Prof. Mark von Hagen said in an interview with The Ukrainian Weekly on October 23 that Mr. Duranty's reporting from the Soviet Union could be characterized as "cynical in tone and apologist in purpose and effect in terms of justifying what the Stalinist regime was up to."

"That lack of balance and uncritical acceptance of the Soviet self-justification for its cruel and wasteful regime was a disservice to the American readers of The New York Times and the liberal values they subscribe to and to the historical experience of the peoples of the Russian and Soviet empires and their struggle for a better life," Dr. von Hagen wrote in his 4,138-word report.

The New York Times commissioned Dr. von Hagen to write an independent assessment of Mr. Duranty's reporting on the Soviet Union after the newspaper received a letter from the Pulitzer Prize Board in July.

In the letter, the board said it was responding to "a new round of demands" that the prize awarded to Mr. Duranty in 1932 be revoked, The New York Times reported. The letter asked the newspaper for its comments on Mr. Duranty's work.

As part of its review of Mr. Duranty's work, The New York Times commissioned Dr. von Hagen, an expert on early 20th century Soviet history, to examine nearly all of what Mr. Duranty wrote for The New York Times in 1931.

"After reading through a good portion of Duranty's reporting for 1931, I was disappointed and disturbed by the overall picture he painted of the Soviet Union for that period," Dr. von Hagen wrote. "But after reading so much of Duranty in 1931 it is far less surprising to me that he would deny in print the famine of 1932-1933."

Asked if his opinion of Mr. Duranty's reporting would change if he were to examine only those 13 articles for which Mr. Duranty won the Pulitzer Prize, Dr. von Hagen replied with a resolute no. The reporting for which he won the Pulitzer Prize was "quintessential of the problems of Mr. Duranty's analysis," Dr. von Hagen said. The professor said that Mr. Duranty's award "diminishes the prize's value."

"It should never have been awarded in the first place," Dr. von Hagen said. "I started reading [Mr. Duranty's work from 1931] and kept saying: this is apology, clearly apology."

Dr. von Hagen's completed report was sent to the Pulitzer Prize Board on July 29 by The New York Times, which included a cover letter with comments from Arthur Sulzberger Jr., the publisher of The New York Times. Mr. Sulzberger said, according to an article in The Times on October 23, that "over the past two decades, The Times has often acknowledged that Duranty's slovenly work should have been recognized for what it was by his editors and by his Pulitzer judges seven decades ago."

However, Mr. Sulzberger also advised the Pulitzer Board to consider that revoking Mr. Duranty's award "might evoke the Stalinist practice to airbrush purged figures out of official records and histories." Mr. Sulzberger also said he feared that "the board would be setting a precedent for revisiting its judgments over many decades."

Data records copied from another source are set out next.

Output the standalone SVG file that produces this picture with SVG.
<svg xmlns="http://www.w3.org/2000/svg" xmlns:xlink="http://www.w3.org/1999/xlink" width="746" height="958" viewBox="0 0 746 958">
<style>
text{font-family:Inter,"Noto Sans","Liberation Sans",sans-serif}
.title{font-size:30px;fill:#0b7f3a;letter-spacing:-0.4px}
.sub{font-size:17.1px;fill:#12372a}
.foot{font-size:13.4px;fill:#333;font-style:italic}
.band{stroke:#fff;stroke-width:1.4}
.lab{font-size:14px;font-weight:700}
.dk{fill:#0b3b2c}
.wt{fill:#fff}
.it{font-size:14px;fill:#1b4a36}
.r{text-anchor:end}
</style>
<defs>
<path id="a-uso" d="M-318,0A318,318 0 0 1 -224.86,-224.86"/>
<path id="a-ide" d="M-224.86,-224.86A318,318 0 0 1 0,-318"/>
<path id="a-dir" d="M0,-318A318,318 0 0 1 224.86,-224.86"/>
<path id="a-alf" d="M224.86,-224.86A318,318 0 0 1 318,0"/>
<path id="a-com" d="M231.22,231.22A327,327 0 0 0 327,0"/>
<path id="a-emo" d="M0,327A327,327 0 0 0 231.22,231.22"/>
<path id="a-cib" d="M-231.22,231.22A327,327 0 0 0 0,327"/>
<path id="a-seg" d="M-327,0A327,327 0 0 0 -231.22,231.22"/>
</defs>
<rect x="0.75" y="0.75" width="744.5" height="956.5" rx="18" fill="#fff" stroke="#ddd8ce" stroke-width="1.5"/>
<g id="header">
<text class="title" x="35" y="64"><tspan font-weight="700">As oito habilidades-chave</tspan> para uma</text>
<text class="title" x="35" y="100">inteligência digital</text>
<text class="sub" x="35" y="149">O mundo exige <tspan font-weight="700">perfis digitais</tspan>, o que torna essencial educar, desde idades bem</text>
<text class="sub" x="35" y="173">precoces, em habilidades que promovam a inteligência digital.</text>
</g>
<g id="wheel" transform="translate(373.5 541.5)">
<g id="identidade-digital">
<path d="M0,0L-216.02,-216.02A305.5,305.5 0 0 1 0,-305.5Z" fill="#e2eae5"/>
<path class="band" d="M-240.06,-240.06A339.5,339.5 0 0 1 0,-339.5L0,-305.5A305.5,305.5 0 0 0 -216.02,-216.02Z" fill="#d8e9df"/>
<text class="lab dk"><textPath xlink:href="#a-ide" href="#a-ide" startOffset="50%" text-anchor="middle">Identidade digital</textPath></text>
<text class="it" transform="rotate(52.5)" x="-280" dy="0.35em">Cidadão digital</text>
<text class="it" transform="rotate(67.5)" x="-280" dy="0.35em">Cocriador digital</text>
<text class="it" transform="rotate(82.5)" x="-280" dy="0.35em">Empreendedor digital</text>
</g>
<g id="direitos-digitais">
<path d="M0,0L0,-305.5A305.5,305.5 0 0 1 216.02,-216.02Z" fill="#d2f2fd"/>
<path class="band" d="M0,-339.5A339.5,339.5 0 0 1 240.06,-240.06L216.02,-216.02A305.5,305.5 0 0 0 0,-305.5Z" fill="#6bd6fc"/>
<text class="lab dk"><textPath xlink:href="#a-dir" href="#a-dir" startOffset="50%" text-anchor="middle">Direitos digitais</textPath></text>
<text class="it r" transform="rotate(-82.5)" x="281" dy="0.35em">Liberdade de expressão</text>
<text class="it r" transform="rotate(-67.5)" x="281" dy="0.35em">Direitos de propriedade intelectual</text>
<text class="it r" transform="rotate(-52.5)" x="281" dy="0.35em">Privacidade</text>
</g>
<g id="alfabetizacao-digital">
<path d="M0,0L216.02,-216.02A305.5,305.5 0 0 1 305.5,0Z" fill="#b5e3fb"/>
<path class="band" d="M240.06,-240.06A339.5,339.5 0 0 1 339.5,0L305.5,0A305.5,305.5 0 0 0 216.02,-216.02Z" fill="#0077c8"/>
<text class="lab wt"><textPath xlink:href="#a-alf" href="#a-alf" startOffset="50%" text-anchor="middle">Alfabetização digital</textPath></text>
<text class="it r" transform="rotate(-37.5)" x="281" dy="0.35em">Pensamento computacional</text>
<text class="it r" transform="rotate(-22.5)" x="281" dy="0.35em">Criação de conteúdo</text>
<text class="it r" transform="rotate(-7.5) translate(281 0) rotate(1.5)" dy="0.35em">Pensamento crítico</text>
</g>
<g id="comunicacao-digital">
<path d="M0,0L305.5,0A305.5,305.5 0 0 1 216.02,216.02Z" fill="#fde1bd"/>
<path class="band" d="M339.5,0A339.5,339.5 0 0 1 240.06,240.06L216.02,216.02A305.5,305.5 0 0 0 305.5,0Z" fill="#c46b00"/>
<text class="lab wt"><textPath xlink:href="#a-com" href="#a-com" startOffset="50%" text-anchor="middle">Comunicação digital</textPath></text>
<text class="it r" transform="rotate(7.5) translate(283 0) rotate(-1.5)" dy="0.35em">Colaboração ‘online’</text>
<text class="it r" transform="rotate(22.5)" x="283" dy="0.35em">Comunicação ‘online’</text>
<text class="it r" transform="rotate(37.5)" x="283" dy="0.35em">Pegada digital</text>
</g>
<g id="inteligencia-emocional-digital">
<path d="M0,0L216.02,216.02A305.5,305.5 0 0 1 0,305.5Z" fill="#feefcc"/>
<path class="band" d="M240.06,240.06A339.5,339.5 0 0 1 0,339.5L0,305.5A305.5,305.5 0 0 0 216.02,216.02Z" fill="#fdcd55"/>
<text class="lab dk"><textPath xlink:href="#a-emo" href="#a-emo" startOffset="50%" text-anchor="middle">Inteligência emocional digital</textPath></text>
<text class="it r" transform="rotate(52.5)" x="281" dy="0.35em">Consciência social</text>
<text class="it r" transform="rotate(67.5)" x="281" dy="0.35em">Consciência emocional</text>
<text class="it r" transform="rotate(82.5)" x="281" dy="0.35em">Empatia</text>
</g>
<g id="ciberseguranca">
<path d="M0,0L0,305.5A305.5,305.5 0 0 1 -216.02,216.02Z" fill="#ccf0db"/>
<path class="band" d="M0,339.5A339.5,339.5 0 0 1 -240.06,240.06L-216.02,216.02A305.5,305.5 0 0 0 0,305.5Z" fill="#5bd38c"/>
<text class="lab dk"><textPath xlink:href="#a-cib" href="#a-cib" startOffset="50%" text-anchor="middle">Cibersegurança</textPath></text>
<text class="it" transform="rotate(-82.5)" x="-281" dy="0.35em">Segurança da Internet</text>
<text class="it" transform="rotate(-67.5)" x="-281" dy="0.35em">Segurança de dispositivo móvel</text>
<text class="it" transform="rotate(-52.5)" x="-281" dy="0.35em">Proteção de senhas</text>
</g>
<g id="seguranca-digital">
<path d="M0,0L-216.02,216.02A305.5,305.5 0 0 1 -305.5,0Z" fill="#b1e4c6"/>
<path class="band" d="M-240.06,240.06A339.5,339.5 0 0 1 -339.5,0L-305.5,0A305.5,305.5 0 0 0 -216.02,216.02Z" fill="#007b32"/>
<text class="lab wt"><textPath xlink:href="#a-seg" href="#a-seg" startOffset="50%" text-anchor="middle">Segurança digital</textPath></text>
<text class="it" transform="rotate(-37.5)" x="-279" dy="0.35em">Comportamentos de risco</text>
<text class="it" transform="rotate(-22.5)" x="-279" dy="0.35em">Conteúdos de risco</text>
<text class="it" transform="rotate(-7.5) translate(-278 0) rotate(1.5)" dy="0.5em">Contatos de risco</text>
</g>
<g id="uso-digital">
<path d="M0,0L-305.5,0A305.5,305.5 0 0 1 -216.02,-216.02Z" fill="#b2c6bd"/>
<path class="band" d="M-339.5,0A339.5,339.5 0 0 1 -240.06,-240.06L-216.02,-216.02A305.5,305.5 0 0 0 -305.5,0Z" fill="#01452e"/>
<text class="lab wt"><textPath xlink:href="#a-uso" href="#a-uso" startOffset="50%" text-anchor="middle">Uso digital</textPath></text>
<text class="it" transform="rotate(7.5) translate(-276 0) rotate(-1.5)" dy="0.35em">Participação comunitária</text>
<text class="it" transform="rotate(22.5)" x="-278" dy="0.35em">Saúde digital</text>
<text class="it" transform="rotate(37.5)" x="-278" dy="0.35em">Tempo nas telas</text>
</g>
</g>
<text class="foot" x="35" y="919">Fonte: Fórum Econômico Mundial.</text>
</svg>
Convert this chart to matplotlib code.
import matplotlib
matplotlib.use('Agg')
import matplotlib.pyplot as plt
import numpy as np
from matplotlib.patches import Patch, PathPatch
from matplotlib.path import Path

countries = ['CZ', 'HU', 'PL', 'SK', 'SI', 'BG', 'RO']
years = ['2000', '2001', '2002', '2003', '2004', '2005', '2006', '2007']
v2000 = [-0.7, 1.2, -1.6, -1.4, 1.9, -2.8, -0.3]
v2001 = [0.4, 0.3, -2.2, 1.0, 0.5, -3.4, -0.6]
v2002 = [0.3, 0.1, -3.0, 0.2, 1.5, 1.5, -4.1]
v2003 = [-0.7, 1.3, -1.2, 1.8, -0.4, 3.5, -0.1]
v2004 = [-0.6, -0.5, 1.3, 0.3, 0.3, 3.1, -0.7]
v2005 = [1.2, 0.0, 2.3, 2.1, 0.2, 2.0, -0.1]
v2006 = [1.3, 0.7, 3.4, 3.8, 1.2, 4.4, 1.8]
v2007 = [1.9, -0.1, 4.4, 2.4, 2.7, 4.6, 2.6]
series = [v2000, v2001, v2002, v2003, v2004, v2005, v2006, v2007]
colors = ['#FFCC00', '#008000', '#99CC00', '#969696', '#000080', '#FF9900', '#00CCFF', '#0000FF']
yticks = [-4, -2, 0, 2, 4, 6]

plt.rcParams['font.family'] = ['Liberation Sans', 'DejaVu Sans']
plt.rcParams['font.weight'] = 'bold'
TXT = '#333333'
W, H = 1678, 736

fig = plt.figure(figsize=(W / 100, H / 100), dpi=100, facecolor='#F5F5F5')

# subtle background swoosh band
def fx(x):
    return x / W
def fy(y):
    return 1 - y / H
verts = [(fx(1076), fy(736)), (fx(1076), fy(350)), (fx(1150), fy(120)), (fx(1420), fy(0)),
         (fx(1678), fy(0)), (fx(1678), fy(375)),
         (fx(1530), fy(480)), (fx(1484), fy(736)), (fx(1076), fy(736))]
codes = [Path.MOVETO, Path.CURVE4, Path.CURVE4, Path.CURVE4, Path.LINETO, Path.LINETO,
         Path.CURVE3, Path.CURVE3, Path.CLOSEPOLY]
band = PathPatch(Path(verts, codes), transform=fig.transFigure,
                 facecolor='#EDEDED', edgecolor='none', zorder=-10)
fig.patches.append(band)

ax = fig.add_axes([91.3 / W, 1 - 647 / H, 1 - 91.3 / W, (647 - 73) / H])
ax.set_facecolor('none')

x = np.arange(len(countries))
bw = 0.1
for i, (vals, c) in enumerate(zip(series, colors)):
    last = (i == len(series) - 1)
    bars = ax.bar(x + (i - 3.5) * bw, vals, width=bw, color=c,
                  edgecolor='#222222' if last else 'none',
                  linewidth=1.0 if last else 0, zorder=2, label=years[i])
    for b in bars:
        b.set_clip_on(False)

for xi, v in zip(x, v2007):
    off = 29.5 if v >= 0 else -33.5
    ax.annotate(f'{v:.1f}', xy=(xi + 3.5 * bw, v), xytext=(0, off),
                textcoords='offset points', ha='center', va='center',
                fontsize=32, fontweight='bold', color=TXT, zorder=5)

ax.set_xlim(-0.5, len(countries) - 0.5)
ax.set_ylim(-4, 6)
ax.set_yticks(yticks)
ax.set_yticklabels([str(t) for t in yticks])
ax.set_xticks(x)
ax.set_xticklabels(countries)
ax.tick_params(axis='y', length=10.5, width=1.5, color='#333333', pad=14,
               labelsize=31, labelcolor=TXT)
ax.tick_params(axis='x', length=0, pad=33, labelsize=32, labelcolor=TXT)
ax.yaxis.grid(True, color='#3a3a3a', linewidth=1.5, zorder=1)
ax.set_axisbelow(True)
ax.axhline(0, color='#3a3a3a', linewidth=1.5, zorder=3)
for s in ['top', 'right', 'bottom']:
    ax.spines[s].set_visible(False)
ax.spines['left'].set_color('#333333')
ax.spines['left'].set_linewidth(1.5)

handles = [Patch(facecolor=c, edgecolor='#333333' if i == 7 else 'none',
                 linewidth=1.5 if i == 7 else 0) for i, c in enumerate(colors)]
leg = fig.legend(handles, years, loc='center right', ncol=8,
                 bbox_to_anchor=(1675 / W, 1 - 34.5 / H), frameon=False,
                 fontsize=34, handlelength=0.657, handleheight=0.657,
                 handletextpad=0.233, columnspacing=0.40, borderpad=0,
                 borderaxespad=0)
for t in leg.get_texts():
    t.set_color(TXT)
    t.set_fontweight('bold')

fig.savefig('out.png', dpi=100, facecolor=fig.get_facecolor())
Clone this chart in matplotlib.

Dr. von Hagen acknowledged concerns The New York Times may have about prize revocation in terms of the precedent such a move might create. However, he said that arguing the moral equivalence of revoking Mr. Duranty's prize with Stalin's airbrushing, or removing, individuals from historical records, was "deeply troubling." Records of Mr. Duranty, even if the Pulitzer Prize were revoked, would still abound in books, articles and other materials, Dr. von Hagen said.

The executive editor of The New York Times, Bill Keller, told The Washington Post on October 23 that the newspaper would have no objection if the Pulitzer Prize Board wanted to revoke Mr. Duranty's award. Mr. Keller called Mr. Duranty's work "pretty dreadful. ... It was a parroting of propaganda," the Washington Post reported.

Mr. Keller also said in an interview with his own paper: "It's absolutely true that the work Duranty did, at least as much of it as I've read, was credulous."

"I don't think either The New York Times or the Pulitzer Prize Board will collapse if they admit they made a mistake," Dr. von Hagen said.

Sig Gissler, administrator for the Pulitzer Prizes and a Columbia journalism professor, said the matter was under internal review and declined any further comment. Officials from The New York Times did not return The Weekly's phone call before deadline.

Since the inception of the Pulitzer Prizes in 1917, the Pulitzer Board has never revoked an award. Mr. Gissler siad the board is scheduled to meet on November 21, but he would not say what steps the board might take next.